## Job
Write out the material again word for word, dropping any images it holds.

— start —

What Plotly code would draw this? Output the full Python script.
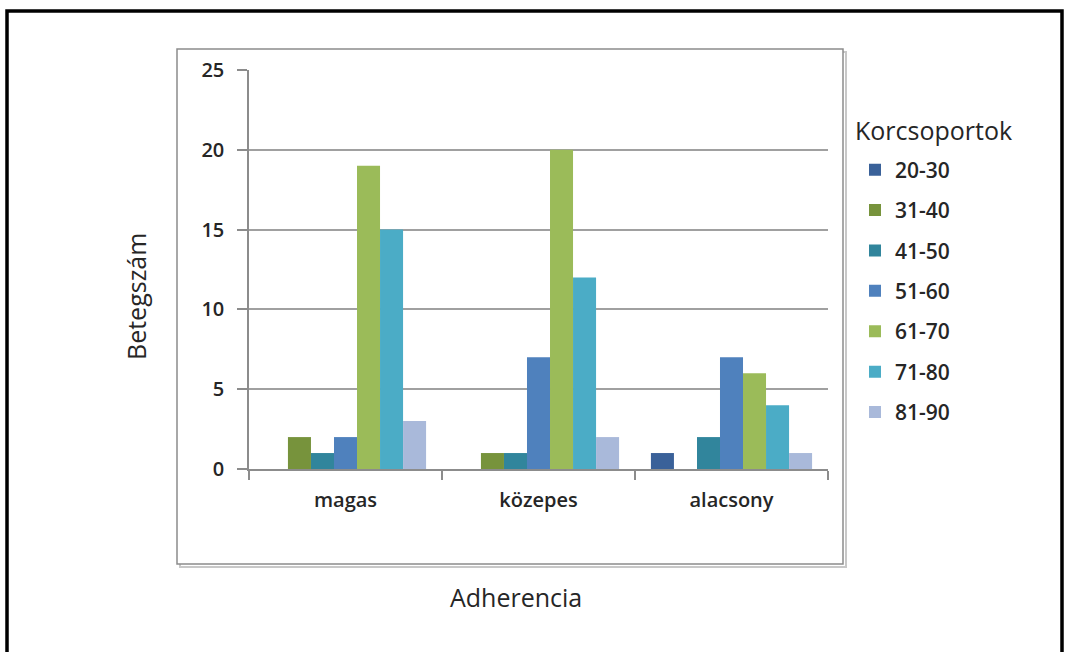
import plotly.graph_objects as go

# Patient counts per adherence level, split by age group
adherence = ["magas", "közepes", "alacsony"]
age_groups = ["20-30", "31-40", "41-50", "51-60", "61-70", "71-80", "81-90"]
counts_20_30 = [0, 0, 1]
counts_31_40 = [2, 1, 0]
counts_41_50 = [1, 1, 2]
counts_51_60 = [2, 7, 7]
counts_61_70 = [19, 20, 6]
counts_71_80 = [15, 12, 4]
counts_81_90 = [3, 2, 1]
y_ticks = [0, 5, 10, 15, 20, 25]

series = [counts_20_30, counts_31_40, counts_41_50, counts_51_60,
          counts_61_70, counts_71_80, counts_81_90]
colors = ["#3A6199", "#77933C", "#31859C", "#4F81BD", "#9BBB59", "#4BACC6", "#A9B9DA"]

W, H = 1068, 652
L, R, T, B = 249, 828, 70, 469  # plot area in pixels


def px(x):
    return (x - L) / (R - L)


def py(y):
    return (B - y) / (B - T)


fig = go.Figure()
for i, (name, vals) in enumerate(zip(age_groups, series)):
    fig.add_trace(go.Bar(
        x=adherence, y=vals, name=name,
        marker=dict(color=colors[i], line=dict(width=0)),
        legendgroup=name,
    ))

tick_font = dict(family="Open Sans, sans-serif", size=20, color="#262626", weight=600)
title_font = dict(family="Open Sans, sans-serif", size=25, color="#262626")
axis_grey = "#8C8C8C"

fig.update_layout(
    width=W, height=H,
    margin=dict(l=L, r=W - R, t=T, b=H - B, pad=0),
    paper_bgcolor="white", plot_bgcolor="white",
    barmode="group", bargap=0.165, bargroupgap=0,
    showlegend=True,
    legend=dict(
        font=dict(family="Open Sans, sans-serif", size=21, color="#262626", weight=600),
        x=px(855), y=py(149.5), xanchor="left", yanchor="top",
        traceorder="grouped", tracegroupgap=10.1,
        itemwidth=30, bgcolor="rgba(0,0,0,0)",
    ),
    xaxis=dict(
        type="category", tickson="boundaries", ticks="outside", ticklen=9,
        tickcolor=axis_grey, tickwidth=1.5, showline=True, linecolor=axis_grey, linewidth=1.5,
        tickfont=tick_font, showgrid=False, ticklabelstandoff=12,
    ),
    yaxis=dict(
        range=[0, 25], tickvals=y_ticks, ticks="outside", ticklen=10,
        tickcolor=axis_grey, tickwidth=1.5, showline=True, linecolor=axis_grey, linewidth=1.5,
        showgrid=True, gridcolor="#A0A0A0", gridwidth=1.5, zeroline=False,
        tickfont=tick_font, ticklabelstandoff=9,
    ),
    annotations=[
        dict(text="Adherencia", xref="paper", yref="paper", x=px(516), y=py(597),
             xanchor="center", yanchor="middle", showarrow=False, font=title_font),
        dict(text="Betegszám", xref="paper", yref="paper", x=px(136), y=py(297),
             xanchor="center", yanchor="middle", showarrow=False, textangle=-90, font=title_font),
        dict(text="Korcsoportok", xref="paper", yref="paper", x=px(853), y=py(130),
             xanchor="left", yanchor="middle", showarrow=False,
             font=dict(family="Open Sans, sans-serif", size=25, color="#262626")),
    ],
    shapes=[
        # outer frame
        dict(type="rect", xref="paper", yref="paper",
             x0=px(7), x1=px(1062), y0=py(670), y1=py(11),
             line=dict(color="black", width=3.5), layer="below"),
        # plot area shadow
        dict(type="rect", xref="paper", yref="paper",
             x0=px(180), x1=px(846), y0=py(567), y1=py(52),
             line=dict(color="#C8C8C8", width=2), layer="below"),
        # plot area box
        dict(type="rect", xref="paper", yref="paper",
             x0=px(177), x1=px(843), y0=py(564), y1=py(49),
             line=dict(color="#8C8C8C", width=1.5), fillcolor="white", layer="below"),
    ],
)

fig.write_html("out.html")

— end —

## Task response
What Plotly code would draw this? Output the full Python script.
import plotly.graph_objects as go

# Patient counts per adherence level, split by age group
adherence = ["magas", "közepes", "alacsony"]
age_groups = ["20-30", "31-40", "41-50", "51-60", "61-70", "71-80", "81-90"]
counts_20_30 = [0, 0, 1]
counts_31_40 = [2, 1, 0]
counts_41_50 = [1, 1, 2]
counts_51_60 = [2, 7, 7]
counts_61_70 = [19, 20, 6]
counts_71_80 = [15, 12, 4]
counts_81_90 = [3, 2, 1]
y_ticks = [0, 5, 10, 15, 20, 25]

series = [counts_20_30, counts_31_40, counts_41_50, counts_51_60,
          counts_61_70, counts_71_80, counts_81_90]
colors = ["#3A6199", "#77933C", "#31859C", "#4F81BD", "#9BBB59", "#4BACC6", "#A9B9DA"]

W, H = 1068, 652
L, R, T, B = 249, 828, 70, 469  # plot area in pixels


def px(x):
    return (x - L) / (R - L)


def py(y):
    return (B - y) / (B - T)


fig = go.Figure()
for i, (name, vals) in enumerate(zip(age_groups, series)):
    fig.add_trace(go.Bar(
        x=adherence, y=vals, name=name,
        marker=dict(color=colors[i], line=dict(width=0)),
        legendgroup=name,
    ))

tick_font = dict(family="Open Sans, sans-serif", size=20, color="#262626", weight=600)
title_font = dict(family="Open Sans, sans-serif", size=25, color="#262626")
axis_grey = "#8C8C8C"

fig.update_layout(
    width=W, height=H,
    margin=dict(l=L, r=W - R, t=T, b=H - B, pad=0),
    paper_bgcolor="white", plot_bgcolor="white",
    barmode="group", bargap=0.165, bargroupgap=0,
    showlegend=True,
    legend=dict(
        font=dict(family="Open Sans, sans-serif", size=21, color="#262626", weight=600),
        x=px(855), y=py(149.5), xanchor="left", yanchor="top",
        traceorder="grouped", tracegroupgap=10.1,
        itemwidth=30, bgcolor="rgba(0,0,0,0)",
    ),
    xaxis=dict(
        type="category", tickson="boundaries", ticks="outside", ticklen=9,
        tickcolor=axis_grey, tickwidth=1.5, showline=True, linecolor=axis_grey, linewidth=1.5,
        tickfont=tick_font, showgrid=False, ticklabelstandoff=12,
    ),
    yaxis=dict(
        range=[0, 25], tickvals=y_ticks, ticks="outside", ticklen=10,
        tickcolor=axis_grey, tickwidth=1.5, showline=True, linecolor=axis_grey, linewidth=1.5,
        showgrid=True, gridcolor="#A0A0A0", gridwidth=1.5, zeroline=False,
        tickfont=tick_font, ticklabelstandoff=9,
    ),
    annotations=[
        dict(text="Adherencia", xref="paper", yref="paper", x=px(516), y=py(597),
             xanchor="center", yanchor="middle", showarrow=False, font=title_font),
        dict(text="Betegszám", xref="paper", yref="paper", x=px(136), y=py(297),
             xanchor="center", yanchor="middle", showarrow=False, textangle=-90, font=title_font),
        dict(text="Korcsoportok", xref="paper", yref="paper", x=px(853), y=py(130),
             xanchor="left", yanchor="middle", showarrow=False,
             font=dict(family="Open Sans, sans-serif", size=25, color="#262626")),
    ],
    shapes=[
        # outer frame
        dict(type="rect", xref="paper", yref="paper",
             x0=px(7), x1=px(1062), y0=py(670), y1=py(11),
             line=dict(color="black", width=3.5), layer="below"),
        # plot area shadow
        dict(type="rect", xref="paper", yref="paper",
             x0=px(180), x1=px(846), y0=py(567), y1=py(52),
             line=dict(color="#C8C8C8", width=2), layer="below"),
        # plot area box
        dict(type="rect", xref="paper", yref="paper",
             x0=px(177), x1=px(843), y0=py(564), y1=py(49),
             line=dict(color="#8C8C8C", width=1.5), fillcolor="white", layer="below"),
    ],
)

fig.write_html("out.html")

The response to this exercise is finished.